# Low lying placenta



## Michelle* (Apr 1, 2010)

Hi

I have tried to find a similar post prior to posting this one. I was told at my 20 wk scan (well 21w6d as baby wouldn't pose for pic and had to be rescanned) that I had a low lying placenta. A further scan last week at 35w6d showed placenta was 3.2cm from cervix.

Sonogram lady said they preferred 5cm away and so rescan booked in for 13th Jul (37w6d) to check if it's moved.

No one has mentioned c sec yet or advised me to do or not do anything. I've not had any bleeding and so far (touch wood) have had a pleasant pregnancy.

My questions are:
1) how far does placenta need to be away from cervix before they'll allow natural delivery? Different hospitals appear to have different 'rules'.
2) at what point will I find out if I need a Csec? It all seems to be up in the air really until the last minute and this appears normal from some threads I've read on other websites.
3) can I try for a natural birth if 3.2 cm remains the same? Ive read the labour itself can move the placenta upwards but what would be the risks if I did?
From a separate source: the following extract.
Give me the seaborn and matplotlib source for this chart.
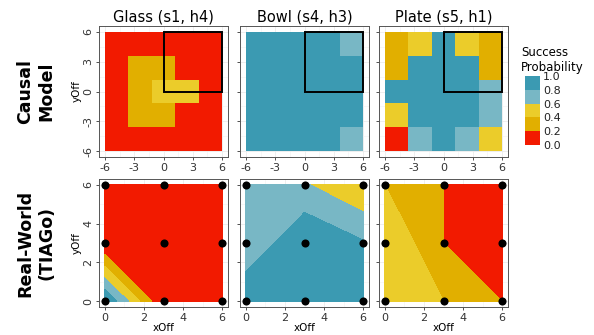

If anyone has any similar experiences, I'm keen to hear them

Thanks in advance 
Michelle x


----------



## emilycaitlin (Mar 7, 2006)

Hi 
It all depends on the policy for your hospital. Most seem to want 5cm away. Often, any less than this means that you could haemorrhage if you labour, and the head wont be able to descend. The final decision will be made after your next scan. I've never heard of labour moving the placenta out of tthe way and I'm not sure how that could happen really as it is on the wall of your uterus and moves as the uterus grows, but it isn't moving up in labour.

All the best, let me know how you get on,

Emilycaitlin xx


----------



## Michelle* (Apr 1, 2010)

Hi

Just an update for those that might read the post.  I had my second scan at 37w6d and my placenta had moved again to 5.7cm.  Sonogram lady was happier but still sent me to be reviewed by midwives on ward who were also happy as it was over 5cm, which seems to be the protocol.  

I now get to have the natural birth I wanted so very happy!

Thank you for the advice Emily, really appreciated at the time (sorry I didn't reply sooner!)

Michelle xx


----------